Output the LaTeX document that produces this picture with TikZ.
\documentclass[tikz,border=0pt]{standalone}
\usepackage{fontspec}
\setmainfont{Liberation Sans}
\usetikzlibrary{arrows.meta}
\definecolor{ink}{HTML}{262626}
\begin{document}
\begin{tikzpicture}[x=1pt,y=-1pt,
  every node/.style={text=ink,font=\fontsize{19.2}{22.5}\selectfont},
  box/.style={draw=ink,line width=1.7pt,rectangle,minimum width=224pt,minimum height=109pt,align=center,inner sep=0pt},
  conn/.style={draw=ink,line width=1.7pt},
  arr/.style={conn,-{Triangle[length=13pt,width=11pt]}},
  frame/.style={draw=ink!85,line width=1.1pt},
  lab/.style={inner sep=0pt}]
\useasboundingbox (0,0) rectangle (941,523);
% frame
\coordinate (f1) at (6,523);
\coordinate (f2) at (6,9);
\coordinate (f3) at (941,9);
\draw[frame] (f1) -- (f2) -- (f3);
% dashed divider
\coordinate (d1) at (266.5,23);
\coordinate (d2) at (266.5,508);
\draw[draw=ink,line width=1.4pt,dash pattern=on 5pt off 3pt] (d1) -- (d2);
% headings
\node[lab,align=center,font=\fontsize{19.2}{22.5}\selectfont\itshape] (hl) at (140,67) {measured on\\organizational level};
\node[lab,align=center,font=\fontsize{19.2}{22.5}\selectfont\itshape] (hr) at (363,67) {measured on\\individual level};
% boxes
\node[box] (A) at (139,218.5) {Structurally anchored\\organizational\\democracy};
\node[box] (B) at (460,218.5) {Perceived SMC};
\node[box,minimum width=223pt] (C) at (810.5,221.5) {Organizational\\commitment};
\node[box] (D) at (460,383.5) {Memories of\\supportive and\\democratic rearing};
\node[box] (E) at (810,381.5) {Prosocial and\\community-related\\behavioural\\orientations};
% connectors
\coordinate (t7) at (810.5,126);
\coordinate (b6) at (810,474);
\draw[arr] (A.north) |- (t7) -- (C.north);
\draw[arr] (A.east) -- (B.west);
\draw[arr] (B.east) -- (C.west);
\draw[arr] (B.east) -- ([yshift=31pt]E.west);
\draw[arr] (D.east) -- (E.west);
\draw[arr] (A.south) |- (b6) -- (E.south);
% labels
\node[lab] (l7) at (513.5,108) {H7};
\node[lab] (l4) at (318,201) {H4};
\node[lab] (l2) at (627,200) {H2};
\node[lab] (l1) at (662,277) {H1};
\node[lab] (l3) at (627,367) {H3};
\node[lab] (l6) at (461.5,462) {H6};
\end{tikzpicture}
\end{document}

________________

[CHALLENGE]: Retype all of the material, keeping each line exact.

[TASK SOLUTION]:
Output the LaTeX document that produces this picture with TikZ.
\documentclass[tikz,border=0pt]{standalone}
\usepackage{fontspec}
\setmainfont{Liberation Sans}
\usetikzlibrary{arrows.meta}
\definecolor{ink}{HTML}{262626}
\begin{document}
\begin{tikzpicture}[x=1pt,y=-1pt,
  every node/.style={text=ink,font=\fontsize{19.2}{22.5}\selectfont},
  box/.style={draw=ink,line width=1.7pt,rectangle,minimum width=224pt,minimum height=109pt,align=center,inner sep=0pt},
  conn/.style={draw=ink,line width=1.7pt},
  arr/.style={conn,-{Triangle[length=13pt,width=11pt]}},
  frame/.style={draw=ink!85,line width=1.1pt},
  lab/.style={inner sep=0pt}]
\useasboundingbox (0,0) rectangle (941,523);
% frame
\coordinate (f1) at (6,523);
\coordinate (f2) at (6,9);
\coordinate (f3) at (941,9);
\draw[frame] (f1) -- (f2) -- (f3);
% dashed divider
\coordinate (d1) at (266.5,23);
\coordinate (d2) at (266.5,508);
\draw[draw=ink,line width=1.4pt,dash pattern=on 5pt off 3pt] (d1) -- (d2);
% headings
\node[lab,align=center,font=\fontsize{19.2}{22.5}\selectfont\itshape] (hl) at (140,67) {measured on\\organizational level};
\node[lab,align=center,font=\fontsize{19.2}{22.5}\selectfont\itshape] (hr) at (363,67) {measured on\\individual level};
% boxes
\node[box] (A) at (139,218.5) {Structurally anchored\\organizational\\democracy};
\node[box] (B) at (460,218.5) {Perceived SMC};
\node[box,minimum width=223pt] (C) at (810.5,221.5) {Organizational\\commitment};
\node[box] (D) at (460,383.5) {Memories of\\supportive and\\democratic rearing};
\node[box] (E) at (810,381.5) {Prosocial and\\community-related\\behavioural\\orientations};
% connectors
\coordinate (t7) at (810.5,126);
\coordinate (b6) at (810,474);
\draw[arr] (A.north) |- (t7) -- (C.north);
\draw[arr] (A.east) -- (B.west);
\draw[arr] (B.east) -- (C.west);
\draw[arr] (B.east) -- ([yshift=31pt]E.west);
\draw[arr] (D.east) -- (E.west);
\draw[arr] (A.south) |- (b6) -- (E.south);
% labels
\node[lab] (l7) at (513.5,108) {H7};
\node[lab] (l4) at (318,201) {H4};
\node[lab] (l2) at (627,200) {H2};
\node[lab] (l1) at (662,277) {H1};
\node[lab] (l3) at (627,367) {H3};
\node[lab] (l6) at (461.5,462) {H6};
\end{tikzpicture}
\end{document}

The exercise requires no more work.